Two molecular control factors play a decisive role in what is known as splicing, the cutting and assembly of mature messenger RNA – a prerequisite for protein synthesis in the cell. The poorly characterized factors are crucial to ensuring that the molecular machine responsible for splicing is working correctly. A research team led by Prof. Dr Ed Hurt at the Heidelberg University Biochemistry Center has deciphered how the two cellular quality inspectors work. The team collaborated with researchers from Fudan University in Shanghai (China).

As basic building blocks of cells, proteins have vital functions in the organism. The instructions for their synthesis are found in the DNA. So that an exact blueprint for each protein can reach the production site in the cell, the information from the genome must be copied into messenger RNA, or mRNA for short. First, a precursor mRNA (pre-mRNA) is formed that contains both coding information for the protein (exons) as well as non-coding segments (introns). The introns need to be cut out of the pre-mRNA in the cell nucleus and the exons reconnected at the interfaces. This process is known as splicing. Ultimately, the spliced messenger RNA consists of only protein-encoding exons.

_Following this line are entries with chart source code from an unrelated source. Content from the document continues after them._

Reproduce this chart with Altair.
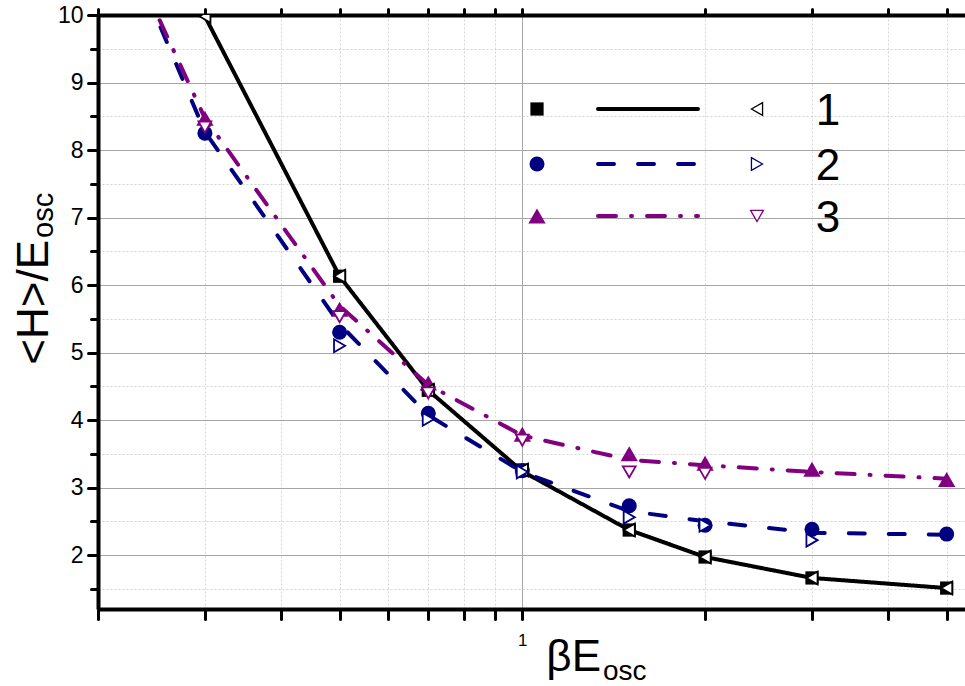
import altair as alt
import pandas as pd

# ---------------- data ----------------
series_names = ["1", "2", "3"]

# filled markers
s1_fill_x = [0.5, 0.7, 1, 1.5, 2, 3, 5]
s1_fill_y = [6.13, 4.44, 3.26, 2.37, 1.97, 1.66, 1.51]
s2_fill_x = [0.3, 0.5, 0.7, 1, 1.5, 2, 3, 5]
s2_fill_y = [8.25, 5.30, 4.10, 3.25, 2.73, 2.44, 2.38, 2.31]
s3_fill_x = [0.3, 0.5, 0.7, 1, 1.5, 2, 3, 5]
s3_fill_y = [8.47, 5.64, 4.55, 3.79, 3.50, 3.36, 3.27, 3.12]

# open markers
s1_open_x = [0.3, 0.5, 0.7, 1, 1.5, 2, 3, 5]
s1_open_y = [9.98, 6.13, 4.44, 3.26, 2.37, 1.97, 1.66, 1.51]
s2_open_x = [0.5, 0.7, 1, 1.5, 2, 3]
s2_open_y = [5.10, 4.01, 3.23, 2.56, 2.44, 2.22]
s3_open_x = [0.3, 0.5, 0.7, 1, 1.5, 2]
s3_open_y = [8.34, 5.53, 4.40, 3.70, 3.23, 3.21]

# lines
s1_line_x = [0.3, 0.5, 0.7, 1, 1.5, 2, 3, 5]
s1_line_y = [9.98, 6.13, 4.44, 3.24, 2.37, 1.97, 1.66, 1.51]
s2_line_x = [0.2, 0.3, 0.5, 0.7, 1, 1.5, 2, 3, 5]
s2_line_y = [12.0, 8.27, 5.42, 4.07, 3.23, 2.65, 2.50, 2.33, 2.30]
s3_line_x = [0.2, 0.3, 0.5, 0.7, 1, 1.5, 2, 3, 5]
s3_line_y = [11.9, 8.47, 5.69, 4.52, 3.77, 3.41, 3.33, 3.23, 3.13]

x_tick_values = [0.2, 0.3, 0.4, 0.5, 0.6, 0.7, 0.8, 0.9, 1, 2, 3, 4, 5]
y_tick_values = [1.5, 2, 2.5, 3, 3.5, 4, 4.5, 5, 5.5, 6, 6.5, 7, 7.5, 8, 8.5, 9, 9.5, 10]
x_domain = [0.2, 5.36]
y_domain = [1.2, 10]

x_title_main, x_title_sub = "βE", "osc"
y_title_main, y_title_sub = "<H>/E", "osc"

# ---------------- styles ----------------
COLORS = ["#000000", "#000080", "#800080"]
DASHES = [[1, 0], [16, 24], [18, 15, 1, 15]]
FILLED_SHAPES = ["square", "circle", "triangle-up"]
FILLED_SIZES = [175, 225, 300]
OPEN_SHAPES = ["triangle-left", "triangle-right", "triangle-down"]
OPEN_SIZE = 165
FONT = "Liberation Sans"

W, H = 867, 594

def frame(xs, ys, name):
    return pd.DataFrame({"x": xs, "y": ys, "series": name})

lines_df = pd.concat([
    frame(s1_line_x, s1_line_y, "1"),
    frame(s2_line_x, s2_line_y, "2"),
    frame(s3_line_x, s3_line_y, "3"),
], ignore_index=True)
filled = [frame(s1_fill_x, s1_fill_y, "1"), frame(s2_fill_x, s2_fill_y, "2"), frame(s3_fill_x, s3_fill_y, "3")]
opened = [frame(s1_open_x, s1_open_y, "1"), frame(s2_open_x, s2_open_y, "2"), frame(s3_open_x, s3_open_y, "3")]

xs = alt.Scale(type="log", domain=x_domain, nice=False)
ys = alt.Scale(domain=y_domain, nice=False, zero=False)

x_axis = alt.Axis(
    values=x_tick_values, labelExpr="datum.value == 1 ? '1' : ''",
    labelFont=FONT, labelFontSize=17, labelColor="black", labelPadding=13,
    labelFlush=False, labelOverlap=False,
    tickSize=10, tickWidth=3, tickColor="black", tickCap="round",
    domainColor="black", domainWidth=4,
    grid=True,
    gridColor={"condition": {"test": "datum.value == 1", "value": "#a6a6a6"}, "value": "#d4d4d4"},
    gridDash={"condition": {"test": "datum.value == 1", "value": []}, "value": [2, 2]},
    gridWidth=1, title=None,
)
y_axis = alt.Axis(
    values=y_tick_values, labelExpr="datum.value % 1 == 0 ? format(datum.value, 'd') : ''",
    labelFont=FONT, labelFontSize=23, labelColor="black", labelPadding=5,
    tickSize={"condition": {"test": "datum.value % 1 == 0", "value": 10}, "value": 7},
    tickWidth=3, tickColor="black", tickCap="round",
    domainColor="black", domainWidth=4,
    grid=True,
    gridColor={"condition": {"test": "datum.value % 1 == 0", "value": "#a6a6a6"}, "value": "#d4d4d4"},
    gridDash={"condition": {"test": "datum.value % 1 == 0", "value": []}, "value": [2, 2]},
    gridWidth=1, title=None,
)
top_axis = alt.Axis(
    orient="top", values=x_tick_values, labels=False,
    tickSize=6, tickWidth=3, tickColor="black", tickCap="round",
    domainColor="black", domainWidth=4, grid=False, title=None,
)

X = alt.X("x:Q", scale=xs, axis=x_axis)
Y = alt.Y("y:Q", scale=ys, axis=y_axis)

line_layer = alt.Chart(lines_df).mark_line(strokeWidth=4, clip=True, strokeCap="round").encode(
    x=X, y=Y,
    color=alt.Color("series:N", scale=alt.Scale(domain=series_names, range=COLORS), legend=None),
    strokeDash=alt.StrokeDash("series:N", scale=alt.Scale(domain=series_names, range=DASHES), legend=None),
    detail="series:N",
)

data_layers = [line_layer]
for i in range(3):
    data_layers.append(
        alt.Chart(filled[i]).mark_point(shape=FILLED_SHAPES[i], size=FILLED_SIZES[i], filled=True,
                                        opacity=1, color=COLORS[i], clip=True).encode(x=X, y=Y)
    )
for i in range(3):
    data_layers.append(
        alt.Chart(opened[i]).mark_point(shape=OPEN_SHAPES[i], size=OPEN_SIZE, filled=False,
                                        fill="white", fillOpacity=1, stroke=COLORS[i],
                                        strokeWidth=1.8, opacity=1, clip=True).encode(x=X, y=Y)
    )
inner = alt.layer(*data_layers)

top_layer = alt.Chart(lines_df).mark_point(opacity=0).encode(
    x=alt.X("x:Q", scale=xs, axis=top_axis), y=alt.Y("y:Q", scale=ys, axis=y_axis)
)

dummy = pd.DataFrame({"k": [0]})

def txt(text, x, y, size, angle=0, align="left", font=FONT):
    return alt.Chart(dummy).mark_text(text=text, angle=angle, align=align, baseline="alphabetic",
                                      fontSize=size, font=font, color="black").encode(
        x=alt.value(x), y=alt.value(y))

extras = [
    txt(x_title_main, 503, 656, 44, align="right"),
    txt(x_title_sub, 505, 665, 28, align="left"),
    txt(y_title_main, -50, 225, 44, angle=270, align="right"),
    txt(y_title_sub, -45, 223, 29, angle=270, align="left"),
]

# legend
row_y = [94, 149, 201]
for i in range(3):
    extras.append(alt.Chart(dummy).mark_point(shape=FILLED_SHAPES[i], size=FILLED_SIZES[i], filled=True,
                                              opacity=1, color=COLORS[i]).encode(
        x=alt.value(439), y=alt.value(row_y[i])))
    extras.append(alt.Chart(dummy).mark_rule(strokeWidth=4, strokeCap="round", strokeDash=DASHES[i],
                                             color=COLORS[i]).encode(
        x=alt.value(500), x2=alt.value(600), y=alt.value(row_y[i])))
    extras.append(alt.Chart(dummy).mark_point(shape=OPEN_SHAPES[i], size=OPEN_SIZE, filled=False,
                                              fill="white", fillOpacity=1, stroke=COLORS[i],
                                              strokeWidth=1.3, opacity=1).encode(
        x=alt.value(659), y=alt.value(row_y[i])))
    extras.append(txt(series_names[i], 730, row_y[i] + 16, 44, align="center"))

chart = alt.layer(inner, top_layer, *extras).resolve_axis(x="independent").properties(
    width=W, height=H,
    padding={"left": 98, "top": 15, "right": 0, "bottom": 77},
    autosize=alt.AutoSizeParams(type="none"),
).configure_view(strokeWidth=0).configure(background="white")

chart.save("out.html", embed_options={"renderer": "svg", "actions": False})
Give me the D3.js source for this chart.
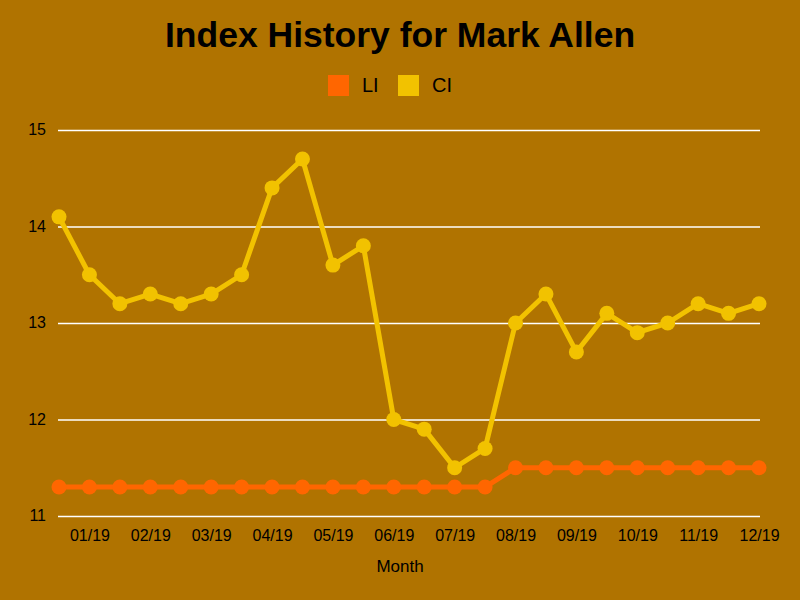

Splicing is catalyzed by a large molecular machine. This spliceosome is made up of variety of protein and RNA components, and for each splicing process, it is reassembled at the sites where an exon joins an intron and the intron in turn connects to another exon. It is absolutely vital that the splicing complex accurately recognizes exon-intron-exon junctions so the needed cuts can be made accurately. “The precise functioning of this molecular machine has already been well researched. What remained unclear, however, was whether the spliceosome can recognize and reject a precursor mRNA with a non-authentic splice site,” explains Prof. Hurt.

In studies with spliceosomes of the filamentous fungus Chaetomium thermophilum, the researchers were able to show that two proteins, GPATCH1 and DHX35, are crucial contributors to the precision of the splicing process. They succeeded once they were able to isolate the splicing complexes of the fungus that were in the midst of quality control and busy with rejecting a defective pre-mRNA. “When problems arise before the initial cut, the two proteins rush to the spliceosome to aid as quality controllers,” explains postdoc Dr Paulina Fisher. If the pre-mRNA is defective, GPATCH1 recognizes that the spliceosome should discontinue its work. As a second factor, DHX35 strips away the unsuitable precursor mRNA and eliminates it. Afterwards, the spliceosome itself is disassembled back into its individual parts, making it available for a new round of splicing.

“As cellular quality controllers, these two molecular control factors prevent a defective protein from potentially being manufactured from incorrectly spliced mRNA,” states the scientist. The researchers hope their findings will provide a better understanding of the mechanisms that ensure the accuracy of the splicing process. “They are also of clinical relevance, because defective splicing is associated with various diseases, among them cancer as well genetic and neurodegenerative diseases,” explains Ed Hurt. Along with the structural biologists from Shanghai, the Heidelberg biochemists also collaborated with a research group at the Max Planck Institute for Multidisciplinary Sciences in Göttingen.

Prof. Hurt’s research was conducted with funding from his ERC Advanced Grant. Other funds came from the National Key R&D Program of China, the National Natural Science Foundation of China, and the Shanghai Municipal Science and Technology Commission. The results of the research were published in the journal “Cell Research”.